● MATERIAL FOR THIS EXERCISE

◇ ◇ ◇ ◇

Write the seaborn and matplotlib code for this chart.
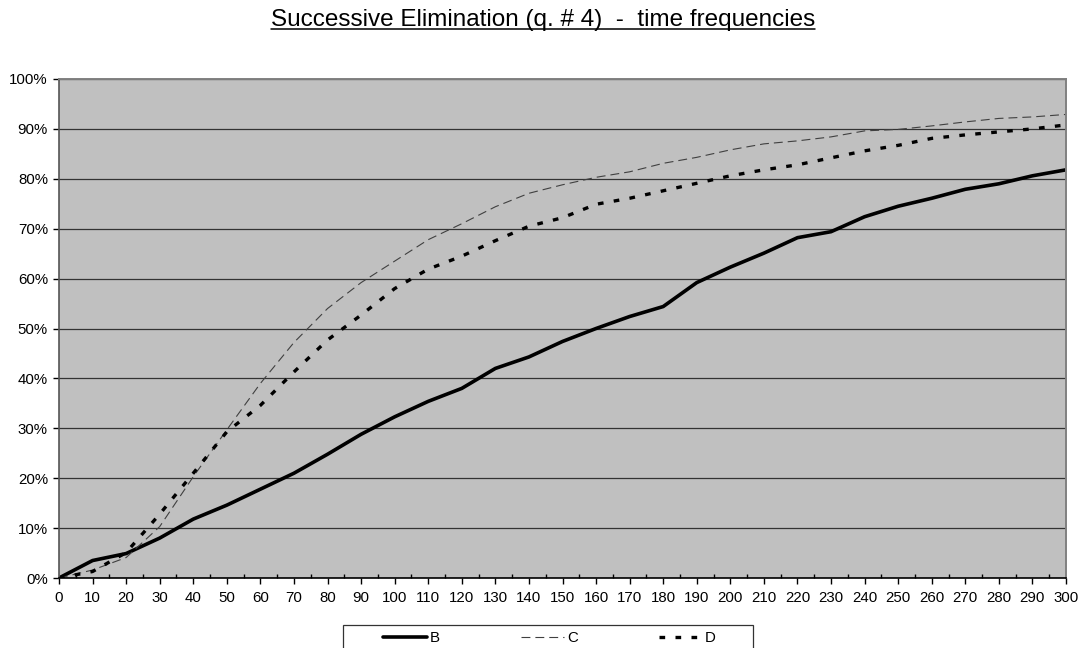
import numpy as np
import pandas as pd
import seaborn as sns
import matplotlib.pyplot as plt
from matplotlib.ticker import MultipleLocator, PercentFormatter
from matplotlib.lines import Line2D
from matplotlib.patches import Rectangle

# time (x) and cumulative frequencies (%) per question type
minutes = [0, 10, 20, 30, 40, 50, 60, 70, 80, 90, 100, 110, 120, 130, 140, 150,
           160, 170, 180, 190, 200, 210, 220, 230, 240, 250, 260, 270, 280, 290, 300]
freq_b = [0, 3.5, 4.9, 8.0, 11.8, 14.6, 17.8, 21.0, 24.8, 28.8, 32.3, 35.4, 38.0, 42.0, 44.3, 47.4,
          50.0, 52.4, 54.4, 59.2, 62.3, 65.1, 68.2, 69.4, 72.4, 74.5, 76.1, 77.9, 79.0, 80.6, 81.8]
freq_c = [0, 1.6, 4.1, 10.3, 20.3, 29.7, 39.0, 47.2, 54.0, 59.2, 63.5, 67.8, 71.0, 74.4, 77.1, 78.8,
          80.3, 81.4, 83.1, 84.3, 85.8, 87.0, 87.6, 88.4, 89.6, 89.9, 90.6, 91.4, 92.1, 92.4, 92.9]
freq_d = [0, 1.3, 5.1, 12.8, 21.0, 29.3, 34.6, 41.3, 47.7, 52.7, 58.0, 61.9, 64.5, 67.6, 70.5, 72.2,
          74.9, 76.1, 77.6, 79.1, 80.6, 81.8, 82.8, 84.2, 85.6, 86.7, 88.1, 88.8, 89.4, 90.0, 90.8]
series_names = ["B", "C", "D"]
title = "Successive Elimination (q. # 4)  -  time frequencies"

sns.set_style("white", {"text.color": "black", "xtick.color": "black", "ytick.color": "black"})
plt.rcParams['font.family'] = ['Liberation Sans', 'DejaVu Sans']

df = pd.DataFrame({"minutes": minutes, "B": freq_b, "C": freq_c, "D": freq_d})

fig = plt.figure(figsize=(10.84, 6.48), dpi=100)
ax = fig.add_axes([59 / 1084, 1 - 578 / 648, 1007 / 1084, 499 / 648])
ax.set_facecolor("#c0c0c0")

styles = {
    "B": dict(color="black", linewidth=2.6, linestyle="-"),
    "C": dict(color="#404040", linewidth=0.8, linestyle=(0, (8, 4.5))),
    "D": dict(color="black", linewidth=2.4, linestyle=(0, (1.7, 3.1))),
}
for name in series_names:
    sns.lineplot(data=df, x="minutes", y=name, ax=ax, label=name,
                 solid_capstyle="butt", dash_capstyle="butt", **styles[name])
ax.get_legend().remove()

ax.set_xlim(0, 300)
ax.set_ylim(0, 100)
ax.xaxis.set_major_locator(MultipleLocator(10))
ax.xaxis.set_minor_locator(MultipleLocator(5))
ax.yaxis.set_major_locator(MultipleLocator(10))
ax.yaxis.set_major_formatter(PercentFormatter(100, decimals=0))
ax.set_xlabel("")
ax.set_ylabel("")

ax.grid(axis="y", color="#333333", linewidth=0.9)
ax.set_axisbelow(True)
ax.tick_params(axis="x", which="major", direction="out", length=4, width=1, color="black",
               labelcolor="black", labelsize=10.8, pad=5, bottom=True)
ax.tick_params(axis="x", which="minor", direction="in", length=3, width=1, color="black", bottom=True)
ax.tick_params(axis="y", which="major", direction="out", length=4, width=1, color="black",
               labelcolor="black", labelsize=10.8, pad=4, left=True)

for side in ["top", "right"]:
    ax.spines[side].set_color("#808080")
    ax.spines[side].set_linewidth(1.4)
ax.spines["left"].set_color("#555555")
ax.spines["left"].set_linewidth(1.2)
ax.spines["bottom"].set_color("black")
ax.spines["bottom"].set_linewidth(1.2)

# title with underline
t = fig.text(543 / 1084, 1 - 26 / 648, title, ha="center", va="baseline", fontsize=17.5,
             color="black")
fig.canvas.draw()
bb = t.get_window_extent()
fig.add_artist(Line2D([bb.x0, bb.x1], [648 - 28.5, 648 - 28.5], color="black", linewidth=1.1,
                      transform=None))

# legend (box partially cut by the figure edge)
handles = [Line2D([], [], **styles[n]) for n in series_names]
fig.legend(handles, series_names, loc="center left", bbox_to_anchor=(383 / 1084, 1 - 638 / 648),
           ncol=3, frameon=False, fontsize=10.8, handlelength=2.9, handletextpad=0.2,
           columnspacing=5.4, borderpad=0, borderaxespad=0, labelcolor="black")
fig.add_artist(Rectangle((343 / 1084, -0.05), 410 / 1084, 0.05 + 1 - 625 / 648,
                         transform=fig.transFigure, fill=False, edgecolor="#333333", linewidth=0.9))

fig.savefig("out.png", dpi=100)
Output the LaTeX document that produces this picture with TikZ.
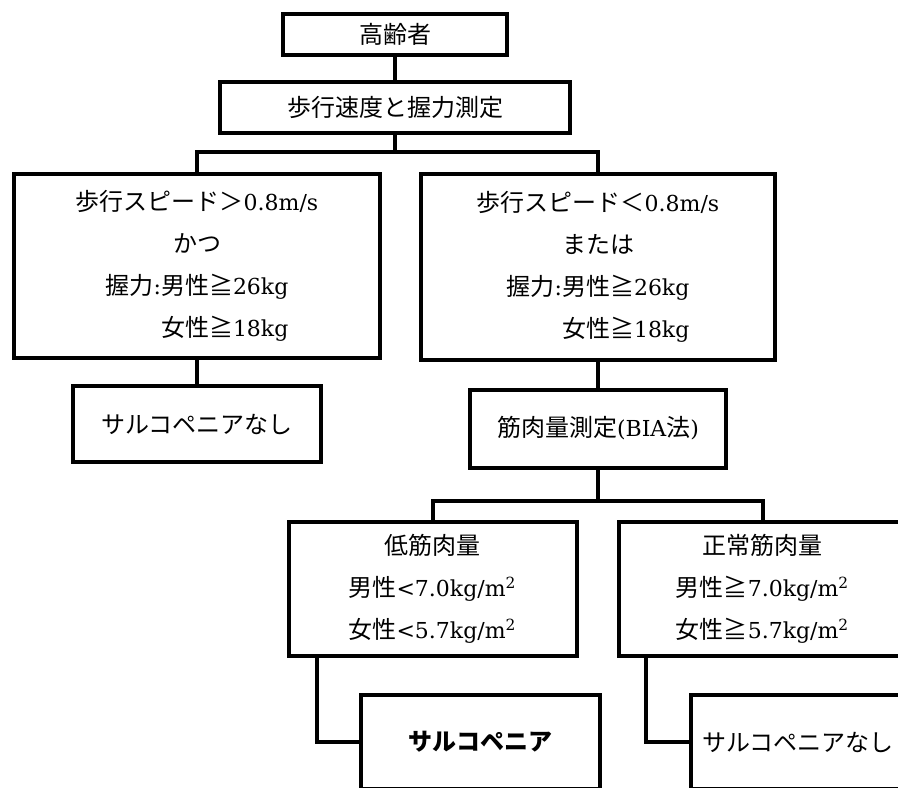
\documentclass[tikz,border=0pt]{standalone}
\usepackage{fontspec}
\newfontfamily\jpfont{Noto Sans CJK JP}
\newfontfamily\latfont{DejaVu Serif}
\newcommand\lat[1]{{\latfont\fontsize{11pt}{21pt}\selectfont #1}}
\usetikzlibrary{positioning}
\tikzset{
        flowbox/.style={draw=black, line width=2pt, align=center, inner sep=0pt, fill=white,
                font=\fontsize{12pt}{21pt}\selectfont\jpfont},
        % Measurement steps
        node_step/.style={flowbox, rectangle},
        % Condition boxes (several lines)
        node_cond/.style={flowbox, rectangle},
        % Results
        node_result/.style={flowbox, rectangle}
}

\begin{document}
\begin{tikzpicture}[
            x=0.5pt, y=-0.5pt,
            link/.style={draw=black, line width=2pt}
        ]
            \useasboundingbox (0,0) rectangle (898,787);
            \clip (0,0) rectangle (898,787);

            \node[node_step, minimum width=112pt, minimum height=20.5pt] (elderly) at (395,34) {高齢者};
            \node[node_step, minimum width=175pt, minimum height=25.5pt] (measure) at (395,107) {歩行速度と握力測定};
            \coordinate (split_top) at (395,152);

            \node[node_cond, minimum width=183pt, minimum height=92pt] (fast_walk) at (197,266)
                {歩行スピード＞\lat{0.8m/s}\\かつ\\握力\lat{:}男性≧\lat{26kg}\\\phantom{握力\lat{:}}女性≧\lat{18kg}};
            \node[node_cond, minimum width=177pt, minimum height=93pt] (slow_walk) at (598,267)
                {歩行スピード＜\lat{0.8m/s}\\または\\握力\lat{:}男性≧\lat{26kg}\\\phantom{握力\lat{:}}女性≧\lat{18kg}};

            \node[node_result, minimum width=124pt, minimum height=38pt] (no_sarco_a) at (197,424) {サルコペニアなし};
            \node[node_step, minimum width=128pt, minimum height=39pt] (bia) at (598,428.5) {筋肉量測定\lat{(BIA}法\lat{)}};
            \coordinate (split_mid) at (598,501);

            \node[node_cond, minimum width=144pt, minimum height=67pt] (low_mass) at (432.5,589)
                {低筋肉量\\男性\lat{<7.0kg/m\textsuperscript{2}}\\女性\lat{<5.7kg/m\textsuperscript{2}}};
            \node[node_cond, minimum width=144pt, minimum height=67pt] (normal_mass) at (762.5,589)
                {正常筋肉量\\男性≧\lat{7.0kg/m\textsuperscript{2}}\\女性≧\lat{5.7kg/m\textsuperscript{2}}};

            \node[node_result, minimum width=119.5pt, minimum height=47pt, font=\fontsize{12pt}{21pt}\selectfont\jpfont\bfseries] (sarco) at (480.5,742) {サルコペニア};
            \node[node_result, minimum width=107pt, minimum height=47pt] (no_sarco_b) at (798,742) {サルコペニアなし};

            % connectors
            \draw[link] (elderly) -- (measure);
            \draw[link] (measure) -- (split_top);
            \draw[link] (fast_walk.north) |- (split_top) -| (slow_walk.north);
            \draw[link] (fast_walk) -- (no_sarco_a);
            \draw[link] (slow_walk) -- (bia);
            \draw[link] (bia) -- (split_mid);
            \draw[link] (low_mass.north) |- (split_mid) -| (normal_mass.north);
            \draw[link] ([xshift=15pt]low_mass.south west) |- (sarco.west);
            \draw[link] ([xshift=14.5pt]normal_mass.south west) |- (no_sarco_b.west);
        \end{tikzpicture}
\end{document}
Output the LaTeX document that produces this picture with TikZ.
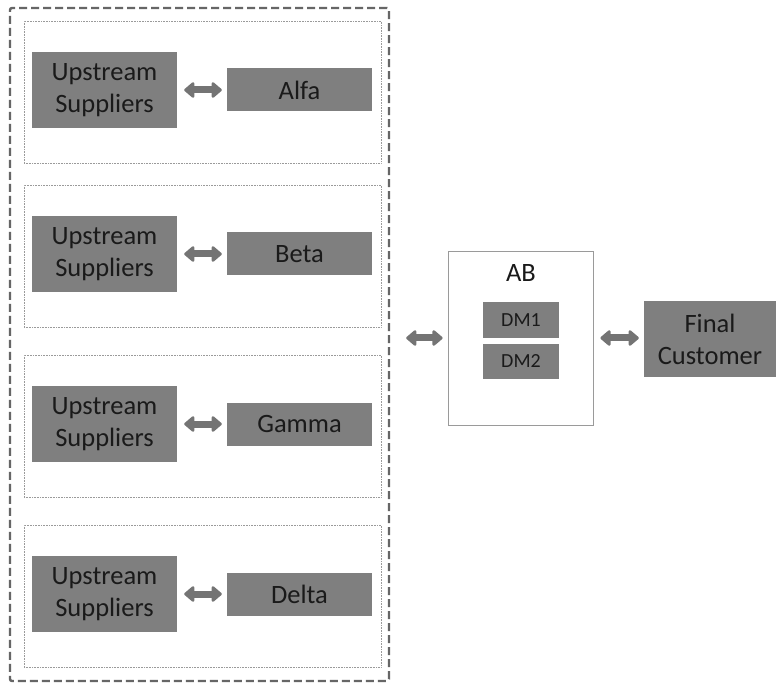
\documentclass[tikz,border=0pt]{standalone}
\usepackage{fontspec}
\setmainfont{Carlito}
\usepackage{xcolor}
\usetikzlibrary{arrows.meta,calc,positioning}
\definecolor{boxfill}{HTML}{7F7F7F}
\definecolor{arrowgray}{HTML}{747474}
\definecolor{framegray}{HTML}{666666}
\definecolor{thingray}{HTML}{9A9A9A}
\definecolor{inktext}{HTML}{1A1A1A}
\tikzset{
  outerframe/.style={
    draw=framegray,
    line width=2.4pt,
    dash pattern=on 8pt off 4pt,
    rounded corners=2pt,
    inner sep=0pt
  },
  groupbox/.style={
    draw=thingray,
    line width=0.6pt,
    densely dotted,
    inner sep=0pt,
    minimum width=357pt,
    minimum height=142pt
  },
  actor/.style={
    fill=boxfill,
    draw=none,
    text=inktext,
    align=center,
    font=\fontsize{26.5}{32}\selectfont,
    inner sep=0pt
  },
  supplier/.style={actor, minimum width=145pt, minimum height=76pt},
  firm/.style={actor, minimum width=145pt, minimum height=43pt},
  dmbox/.style={actor, font=\fontsize{20}{24}\selectfont, minimum width=76pt, minimum height=35pt},
  hubbox/.style={draw=thingray, line width=0.8pt, fill=white, inner sep=0pt},
  hublabel/.style={text=inktext, font=\fontsize{26.5}{32}\selectfont, inner sep=0pt},
  biarrow/.style={
    draw=arrowgray,
    line width=7pt,
    line join=round,
    {Triangle[width=18pt,length=11pt,line join=round]}-{Triangle[width=18pt,length=11pt,line join=round]}
  }
}

\begin{document}
\begin{tikzpicture}[x=1pt,y=-1pt]
\path[use as bounding box] (0,0) rectangle (776,684);
\fill[white] (0,0) rectangle (776,684);

\node[outerframe, minimum width=379pt, minimum height=673pt] (chain) at (199.5,344.5) {};

% four supplier groups
\foreach \name/\firmlabel/\y in {alfa/Alfa/90, beta/Beta/254, gamma/Gamma/424, delta/Delta/594}{
  \node[groupbox] (grp\name) at (202.5,\y+2) {};
  \node[supplier] (up\name) at (104.5,\y) {Upstream\\Suppliers};
  \node[firm] (\name) at (299.5,\y) {\firmlabel};
  \draw[biarrow, shorten <=7pt, shorten >=5pt] (up\name) -- (\name);
}

\node[hubbox, minimum width=145pt, minimum height=174pt] (ab) at (520.5,338) {};
\node[hublabel] (abname) at (521,273) {AB};
\node[dmbox, minimum height=36pt] (dmone) at (521,320) {DM1};
\node[dmbox] (dmtwo) at (521,361.5) {DM2};

\node[supplier, minimum width=132pt] (customer) at (710,339) {Final\\Customer};

\draw[biarrow, shorten <=16pt, shorten >=5pt] (chain.east |- ab.west) -- (ab.west);
\draw[biarrow, shorten <=7pt, shorten >=5pt] (ab.east) -- (ab.east -| customer.west);

\end{tikzpicture}
\end{document}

◇ ◇ ◇ ◇

● YOUR OBJECTIVE
Print the data above verbatim from the first line through the line holding "ax.get_legend().remove()", leaving every picture out.

● ANSWER TO THIS PROBLEM
Write the seaborn and matplotlib code for this chart.
import numpy as np
import pandas as pd
import seaborn as sns
import matplotlib.pyplot as plt
from matplotlib.ticker import MultipleLocator, PercentFormatter
from matplotlib.lines import Line2D
from matplotlib.patches import Rectangle

# time (x) and cumulative frequencies (%) per question type
minutes = [0, 10, 20, 30, 40, 50, 60, 70, 80, 90, 100, 110, 120, 130, 140, 150,
           160, 170, 180, 190, 200, 210, 220, 230, 240, 250, 260, 270, 280, 290, 300]
freq_b = [0, 3.5, 4.9, 8.0, 11.8, 14.6, 17.8, 21.0, 24.8, 28.8, 32.3, 35.4, 38.0, 42.0, 44.3, 47.4,
          50.0, 52.4, 54.4, 59.2, 62.3, 65.1, 68.2, 69.4, 72.4, 74.5, 76.1, 77.9, 79.0, 80.6, 81.8]
freq_c = [0, 1.6, 4.1, 10.3, 20.3, 29.7, 39.0, 47.2, 54.0, 59.2, 63.5, 67.8, 71.0, 74.4, 77.1, 78.8,
          80.3, 81.4, 83.1, 84.3, 85.8, 87.0, 87.6, 88.4, 89.6, 89.9, 90.6, 91.4, 92.1, 92.4, 92.9]
freq_d = [0, 1.3, 5.1, 12.8, 21.0, 29.3, 34.6, 41.3, 47.7, 52.7, 58.0, 61.9, 64.5, 67.6, 70.5, 72.2,
          74.9, 76.1, 77.6, 79.1, 80.6, 81.8, 82.8, 84.2, 85.6, 86.7, 88.1, 88.8, 89.4, 90.0, 90.8]
series_names = ["B", "C", "D"]
title = "Successive Elimination (q. # 4)  -  time frequencies"

sns.set_style("white", {"text.color": "black", "xtick.color": "black", "ytick.color": "black"})
plt.rcParams['font.family'] = ['Liberation Sans', 'DejaVu Sans']

df = pd.DataFrame({"minutes": minutes, "B": freq_b, "C": freq_c, "D": freq_d})

fig = plt.figure(figsize=(10.84, 6.48), dpi=100)
ax = fig.add_axes([59 / 1084, 1 - 578 / 648, 1007 / 1084, 499 / 648])
ax.set_facecolor("#c0c0c0")

styles = {
    "B": dict(color="black", linewidth=2.6, linestyle="-"),
    "C": dict(color="#404040", linewidth=0.8, linestyle=(0, (8, 4.5))),
    "D": dict(color="black", linewidth=2.4, linestyle=(0, (1.7, 3.1))),
}
for name in series_names:
    sns.lineplot(data=df, x="minutes", y=name, ax=ax, label=name,
                 solid_capstyle="butt", dash_capstyle="butt", **styles[name])
ax.get_legend().remove()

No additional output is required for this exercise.